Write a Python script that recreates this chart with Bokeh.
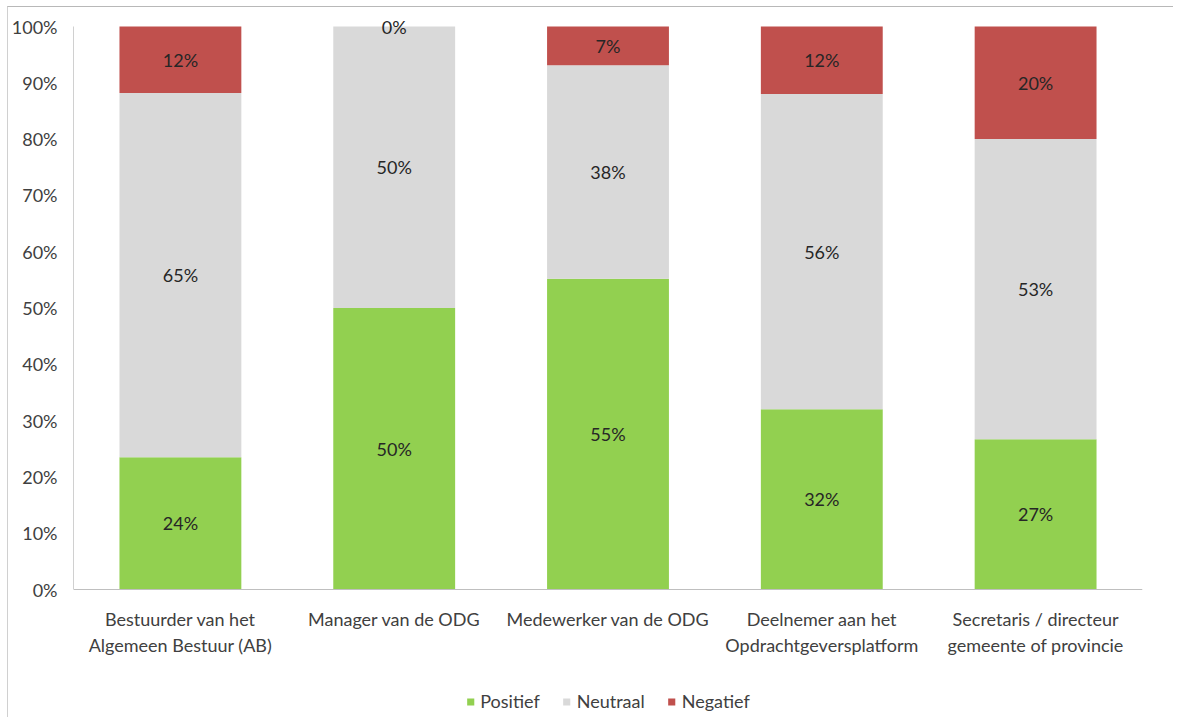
from bokeh.plotting import figure
from bokeh.models import ColumnDataSource, Legend, LegendItem, PrintfTickFormatter, FixedTicker
from bokeh.embed import file_html
from bokeh.resources import INLINE
from bokeh.core.properties import value

categories = [
    "Bestuurder van het\nAlgemeen Bestuur (AB)",
    "Manager van de ODG",
    "Medewerker van de ODG",
    "Deelnemer aan het\nOpdrachtgeversplatform",
    "Secretaris / directeur\ngemeente of provincie",
]
positief = [23.5, 50.0, 55.2, 32.0, 26.7]
neutraal = [64.7, 50.0, 37.9, 56.0, 53.3]
negatief = [11.8, 0.0, 6.9, 12.0, 20.0]
series = ["Positief", "Neutraal", "Negatief"]
colors = ["#92D050", "#D9D9D9", "#C0504D"]
yticks = [0, 10, 20, 30, 40, 50, 60, 70, 80, 90, 100]

FONT = "Lato"
FS = "18px"

src = ColumnDataSource(dict(cat=categories, Positief=positief, Neutraal=neutraal, Negatief=negatief))

# frame spans y=8..714 px; 0% sits at 589 px and 100% at 26 px
p = figure(x_range=categories, y_range=(-22.2, 103.2), width=1166, height=711,
           output_backend="svg", toolbar_location=None, tools="",
           min_border_left=64, min_border_top=1, min_border_right=32, min_border_bottom=4)
p.styles = {"margin-top": "6px", "margin-left": "7px",
            "border-top": "1px solid #B8B8B8", "border-left": "1px solid #D0D0D0"}

renderers = p.vbar_stack(series, x="cat", width=0.57, source=src, color=colors, line_color=None)

# segment labels
lab_x, lab_y, lab_t = [], [], []
for i, c in enumerate(categories):
    lo = 0.0
    for v in (positief[i], neutraal[i], negatief[i]):
        lab_x.append(c)
        lab_y.append(lo + v / 2)
        lab_t.append(f"{round(v):.0f}%")
        lo += v
lsrc = ColumnDataSource(dict(x=lab_x, y=lab_y, t=lab_t))
p.text(x="x", y="y", text="t", source=lsrc, text_align="center", text_baseline="middle",
       text_font=value(FONT), text_font_size=FS, text_color="#262626")

p.xgrid.visible = False
p.ygrid.visible = False
p.outline_line_color = None

p.yaxis.ticker = FixedTicker(ticks=yticks)
p.yaxis.bounds = (0, 100)
p.yaxis.formatter = PrintfTickFormatter(format="%d%%")
p.yaxis.major_tick_line_color = None
p.yaxis.minor_tick_line_color = None
p.yaxis.axis_line_color = "#D0D0D0"
p.yaxis.major_label_standoff = 10
p.xaxis.fixed_location = 0
p.xaxis.major_tick_line_color = None
p.xaxis.axis_line_color = "#BFBFBF"
p.xaxis.major_label_standoff = 12
for ax in (p.xaxis, p.yaxis):
    ax.major_label_text_font = FONT
    ax.major_label_text_font_size = FS
    ax.major_label_text_color = "#404040"
p.x_range.range_padding = 0.0

legend = Legend(items=[LegendItem(label=s, renderers=[r]) for s, r in zip(series, renderers)],
                orientation="horizontal", location="bottom_center",
                label_text_font=FONT, label_text_font_size=FS, label_text_color="#404040",
                glyph_width=9, glyph_height=9, spacing=22, label_standoff=6,
                padding=3, margin=2,
                border_line_color=None, background_fill_alpha=0)
p.add_layout(legend, "center")

open("out.html", "w").write(file_html(p, INLINE))
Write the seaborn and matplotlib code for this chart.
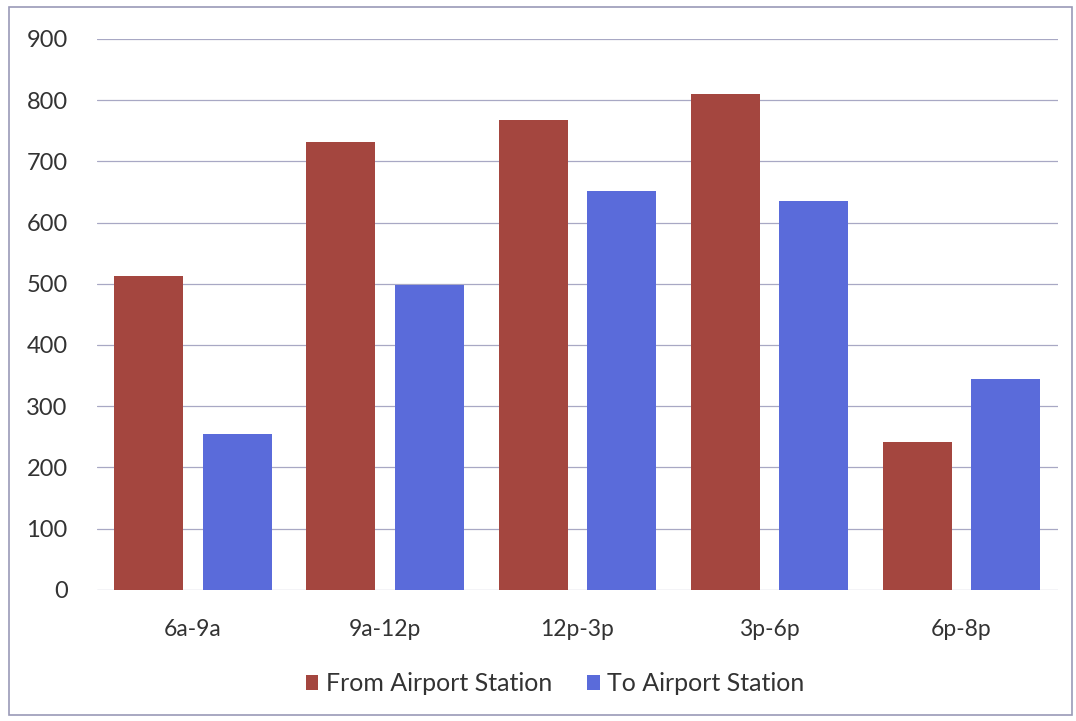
import numpy as np
import pandas as pd
import matplotlib
matplotlib.use("Agg")
import matplotlib.pyplot as plt
import seaborn as sns
from matplotlib.patches import Rectangle

# data
periods = ["6a-9a", "9a-12p", "12p-3p", "3p-6p", "6p-8p"]
from_airport = [513, 732, 768, 810, 242]
to_airport = [255, 498, 652, 636, 345]
series_names = ["From Airport Station", "To Airport Station"]
y_ticks = [0, 100, 200, 300, 400, 500, 600, 700, 800, 900]

df = pd.DataFrame({
    "period": periods * 2,
    "value": from_airport + to_airport,
    "series": [series_names[0]] * len(periods) + [series_names[1]] * len(periods),
})

sns.set_theme(style="white")
plt.rcParams['font.family'] = ['Lato', 'DejaVu Sans']

fig = plt.figure(figsize=(10.76, 7.21), dpi=100)
ax = fig.add_axes([0.090, 0.182, 0.893, 0.764])

# outer frame of the chart
fig.patches.append(Rectangle((0.008, 0.008), 0.988, 0.982, transform=fig.transFigure,
                             fill=False, edgecolor="#9a9ab8", linewidth=1.2))

palette = {series_names[0]: "#a4463f", series_names[1]: "#5a6bda"}
sns.barplot(data=df, x="period", y="value", hue="series", palette=palette,
            width=0.92, gap=0.22, saturation=1, linewidth=0, ax=ax, legend=True)

ax.set_ylim(0, 900)
ax.set_yticks(y_ticks)
ax.set_xlim(-0.5, len(periods) - 0.5)
ax.yaxis.grid(True, color="#a8a8c4", linewidth=0.9)
ax.set_axisbelow(True)
for s in ax.spines.values():
    s.set_visible(False)
ax.tick_params(axis="both", length=0, colors="#333333")
ax.tick_params(axis="y", pad=21, labelsize=17)
ax.tick_params(axis="x", pad=21, labelsize=16.5)
ax.set_xlabel("")
ax.set_ylabel("")

ax.legend(loc="center", bbox_to_anchor=(0.477, -0.171), ncol=2, frameon=False,
          fontsize=18, handlelength=0.5, handleheight=0.5, handletextpad=0.3,
          columnspacing=1.4, labelcolor="#333333")

fig.savefig("out.png", dpi=100)
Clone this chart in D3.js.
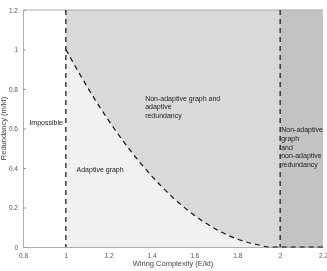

* Written request: Print the entries as they stand, first line through the line holding "Positief=positief, Neutraal=neutraal, Negatief=negatief))", with every picture removed.

* Worked solution:
Write a Python script that recreates this chart with Bokeh.
from bokeh.plotting import figure
from bokeh.models import ColumnDataSource, Legend, LegendItem, PrintfTickFormatter, FixedTicker
from bokeh.embed import file_html
from bokeh.resources import INLINE
from bokeh.core.properties import value

categories = [
    "Bestuurder van het\nAlgemeen Bestuur (AB)",
    "Manager van de ODG",
    "Medewerker van de ODG",
    "Deelnemer aan het\nOpdrachtgeversplatform",
    "Secretaris / directeur\ngemeente of provincie",
]
positief = [23.5, 50.0, 55.2, 32.0, 26.7]
neutraal = [64.7, 50.0, 37.9, 56.0, 53.3]
negatief = [11.8, 0.0, 6.9, 12.0, 20.0]
series = ["Positief", "Neutraal", "Negatief"]
colors = ["#92D050", "#D9D9D9", "#C0504D"]
yticks = [0, 10, 20, 30, 40, 50, 60, 70, 80, 90, 100]

FONT = "Lato"
FS = "18px"

src = ColumnDataSource(dict(cat=categories, Positief=positief, Neutraal=neutraal, Negatief=negatief))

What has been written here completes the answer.